Message Filter

RocketMQ - a distributed message queue, is different with all other MQ middleware, on the way of filtering messages. It's do the filter when the messages are subscribed via consumer side.RocketMQ do it lies in the separate storage mechanism that Producer side writing messages and Consomer subscribe messages, Consumer side will get an index from a logical message queue ConsumeQueue when subscribing, then read message entity from CommitLog using the index. So in the end, it is still impossible to get around its storage structure.The storage structure of ConsumeQueue is as follows, and there is a 8-byte Message Tag hashcode, The message filter based on Tag value is just used this Message Tag hash-code.

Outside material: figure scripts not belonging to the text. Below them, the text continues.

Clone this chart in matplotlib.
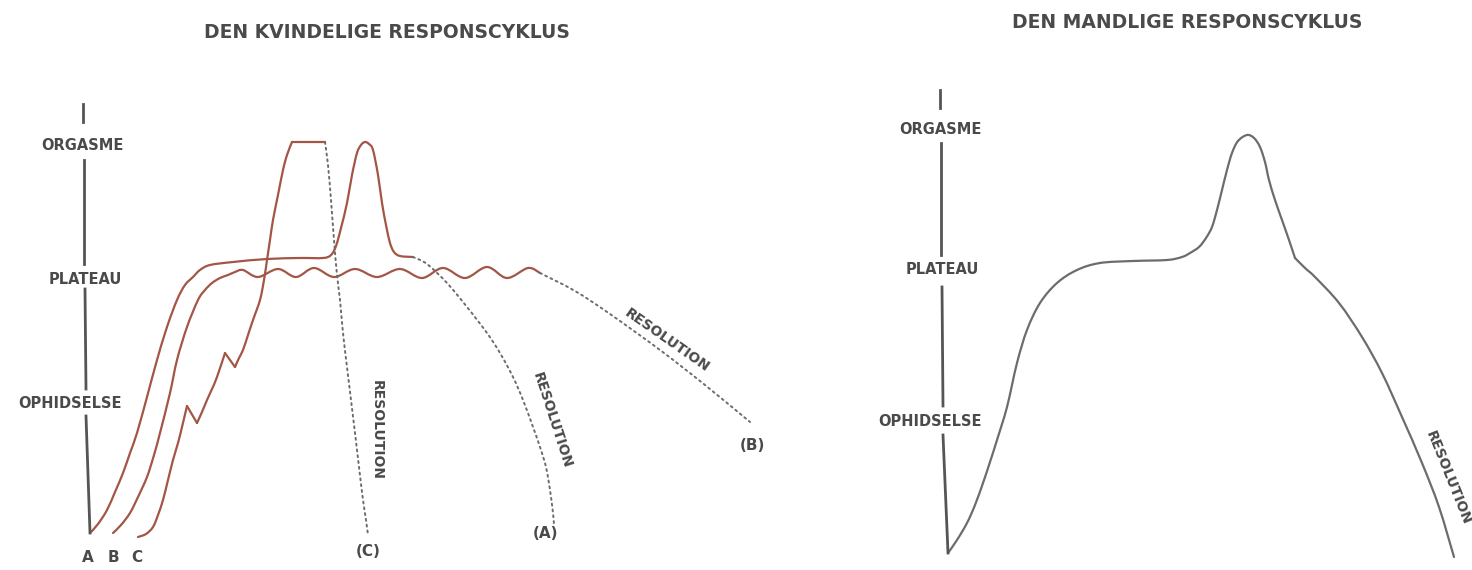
import numpy as np
import matplotlib
matplotlib.use("Agg")
import matplotlib.pyplot as plt
from matplotlib.path import Path
from matplotlib.patches import PathPatch

# colours of the print
RED = "#a35546"
GREY = "#6c6c6c"
AXIS = "#555555"
TEXT = "#4a4a4a"

# ---- data (x = time, y = arousal, image units) ----
level_names = ["ORGASME", "PLATEAU", "OPHIDSELSE"]

# left panel, female cycle
f_axis_x = [83, 84, 85, 86, 90]
f_axis_y = [104, 160, 289, 416, 533]
f_level_y = [145, 279, 404]
f_level_x = [82, 85, 70]

curve_a = [(90, 533), (98, 524), (107, 510), (115, 492), (123, 473), (130, 453),
           (137, 433), (147, 397), (157, 360), (167, 327), (177, 300), (185, 285),
           (193, 277), (200, 270), (210, 265), (233, 262), (267, 259), (300, 258),
           (323, 258), (331, 255), (336, 246), (341, 228), (347, 203), (352, 175),
           (357, 153), (361, 145), (365, 142), (369, 144), (373, 150), (378, 175),
           (382, 203), (386, 225), (390, 243), (394, 252), (400, 256), (413, 257)]
resol_a = [(413, 257), (427, 264), (447, 283), (467, 307), (487, 333), (500, 353),
           (513, 377), (523, 400), (533, 427), (540, 447), (546, 467), (550, 490),
           (553, 513), (554, 525)]

curve_b = [(113, 533), (121, 525), (130, 513), (138, 497), (147, 477), (154, 455),
           (160, 433), (170, 393), (177, 360), (187, 327), (198, 300), (205, 290),
           (212, 283), (220, 278), (228, 275), (235, 272), (243, 270), (258, 277),
           (278, 269), (296, 277), (314, 268), (334, 277), (355, 269), (377, 277),
           (400, 269), (422, 278), (443, 268), (465, 278), (487, 267), (507, 278),
           (528, 268), (540, 273)]
resol_b = [(540, 273), (575, 291), (610, 314), (660, 350), (705, 385), (750, 422)]

# C climbs with two small set-backs, then holds a long orgasm
curve_c = [
    [(138, 537), (146, 534), (153, 527), (158, 515), (163, 500), (168, 480),
     (173, 460), (178, 443), (182, 427), (187, 406)],
    [(187, 406), (197, 423)],
    [(197, 423), (202, 412), (207, 400), (212, 389), (217, 377), (225, 353)],
    [(225, 353), (235, 367)],
    [(235, 367), (239, 358), (243, 350), (248, 335), (253, 320), (260, 300),
     (264, 280), (267, 260), (270, 240), (273, 220), (278, 195), (283, 170),
     (287, 155), (292, 142)],
    [(292, 142), (325, 142)],
]
resol_c = [(325, 142), (328, 165), (331, 200), (334, 240), (337, 275), (340, 300),
           (343, 333), (347, 367), (351, 400), (355, 433), (359, 467), (363, 500),
           (366, 520), (368, 535)]

# right panel, male cycle
m_axis_x = [940, 941, 942, 943, 948]
m_axis_y = [90, 143, 287, 435, 553]
m_level_y = [129, 270, 421]
m_level_x = [940, 942, 930]

curve_m = [
    [(948, 553), (957, 540), (967, 523), (975, 505), (983, 483), (990, 462),
     (997, 440), (1007, 407), (1017, 363), (1027, 330), (1040, 303), (1057, 283),
     (1077, 270), (1100, 263), (1133, 261), (1167, 260), (1182, 257), (1190, 253),
     (1199, 247), (1206, 238), (1212, 227), (1217, 210), (1222, 190), (1227, 170),
     (1232, 153), (1238, 141), (1247, 135), (1254, 138), (1260, 147), (1265, 162),
     (1269, 180), (1275, 200), (1282, 220), (1289, 240), (1295, 258)],
    [(1295, 258), (1305, 268), (1315, 277), (1339, 303), (1362, 337), (1382, 373),
     (1402, 417), (1422, 463), (1439, 507), (1454, 557)],
]


def smooth_path(pts):
    # catmull-rom through the read points, drawn as cubic bezier pieces
    p = np.array(pts, dtype=float)
    if len(p) < 3:
        return Path(p)
    ext = np.vstack([p[0], p, p[-1]])
    verts = [p[0]]
    codes = [Path.MOVETO]
    for i in range(1, len(ext) - 2):
        p0, p1, p2, p3 = ext[i - 1], ext[i], ext[i + 1], ext[i + 2]
        verts += [p1 + (p2 - p0) / 6, p2 - (p3 - p1) / 6, p2]
        codes += [Path.CURVE4] * 3
    return Path(verts, codes)


def draw(ax, pts, color, lw, ls="-"):
    ax.add_patch(PathPatch(smooth_path(pts), fill=False, edgecolor=color,
                           lw=lw, ls=ls, capstyle="round", joinstyle="round"))


plt.rcParams["font.family"] = ["DejaVu Sans"]
fig = plt.figure(figsize=(14.72, 5.70), dpi=100)
ax = fig.add_axes([0, 0, 1, 1])
ax.set_xlim(0, 1472)
ax.set_ylim(570, 0)
ax.axis("off")

# axes with level names, line broken round each name
for xs, ys, lx, ly in [(f_axis_x, f_axis_y, f_level_x, f_level_y),
                       (m_axis_x, m_axis_y, m_level_x, m_level_y)]:
    ax.plot([xs[0], xs[0]], [ys[0], ys[0] + 18], color=AXIS, lw=2)
    ax.plot([xs[1], xs[1]], [ys[1], ly[1] - 15], color=AXIS, lw=2)
    ax.plot([xs[2], xs[2] + 1], [ys[2], ly[2] - 15], color=AXIS, lw=2)
    ax.plot([xs[3], xs[4]], [ys[3], ys[4]], color=AXIS, lw=2)
    for name, x, y in zip(level_names, lx, ly):
        ax.text(x, y, name, ha="center", va="center", fontsize=10.5,
                fontweight="bold", color=TEXT)

# female curves
draw(ax, curve_a, RED, 1.6)
draw(ax, curve_b, RED, 1.6)
for piece in curve_c:
    draw(ax, piece, RED, 1.6)
for res in [resol_a, resol_b, resol_c]:
    draw(ax, res, GREY, 1.4, ls=(0, (1, 2)))

# male curve
for piece in curve_m:
    draw(ax, piece, GREY, 1.6)

# titles
ax.text(387, 32, "DEN KVINDELIGE RESPONSCYKLUS", ha="center", va="center",
        fontsize=13.5, fontweight="bold", color=TEXT)
ax.text(1187, 22, "DEN MANDLIGE RESPONSCYKLUS", ha="center", va="center",
        fontsize=13.5, fontweight="bold", color=TEXT)

# curve names
for name, x in zip(["A", "B", "C"], [88, 113, 137]):
    ax.text(x, 557, name, ha="center", va="center", fontsize=11,
            fontweight="bold", color=TEXT)
for name, x, y in [("(C)", 368, 552), ("(A)", 546, 534), ("(B)", 752, 445)]:
    ax.text(x, y, name, ha="center", va="center", fontsize=11,
            fontweight="bold", color=TEXT)

# resolution labels along the dotted lines
for x, y, rot in [(377, 430, -90), (552, 420, -72), (667, 340, -35), (1448, 478, -68)]:
    ax.text(x, y, "RESOLUTION", ha="center", va="center", rotation=rot,
            rotation_mode="anchor", fontsize=10, fontweight="bold", color=TEXT)

fig.savefig("out.png", dpi=100)
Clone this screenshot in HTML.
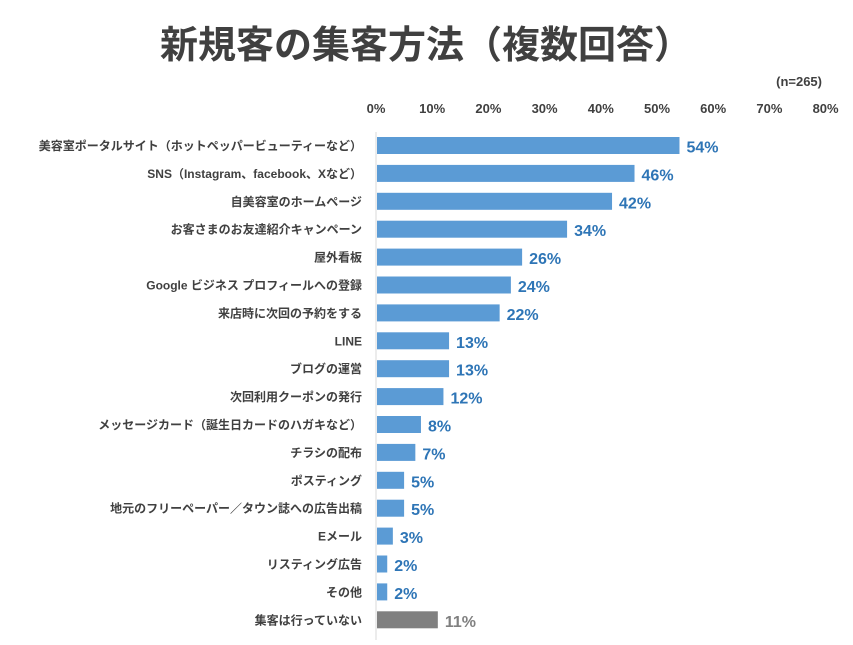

The RocketMQ has two mainly filter types:

  • Tag filtering: Consumer can specify not only the message topic but also the message tag values, when subscribing. Multiple tag values need to be separated by ‘||’. When consumer subscribing a message, it builds the subscription request into a SubscriptionData object and sends a pull message request to the Broker side. Before the Broker side reads data from the RocketMQ file storage layer - Store, it will construct a MessageFilter using the SubscriptionData object and then pass it to the Store. Store get a record from ConsumeQueue, and it will filter the message by the saved tag hashcode, it is unable to filter the messages exactly in the server side because of only the hashcode will be used when filtering, Therefore, after the Consumer pulls the message, it also needs to compare the original tag string of the message. If the original tag string is not same with the expected, the message will be ignored.

  • SQL92 filtering: This filter behavior is almost same with the above Tag filtering method. The only difference is on the way how Store works. The rocketmq-filter module is responsible for the construction and execution of the real SQL expression. Executing an SQL expression every time a filter is executed affects efficiency, so RocketMQ uses BloomFilter to avoid doing it every time. The expression context of SQL92 is a property of the message.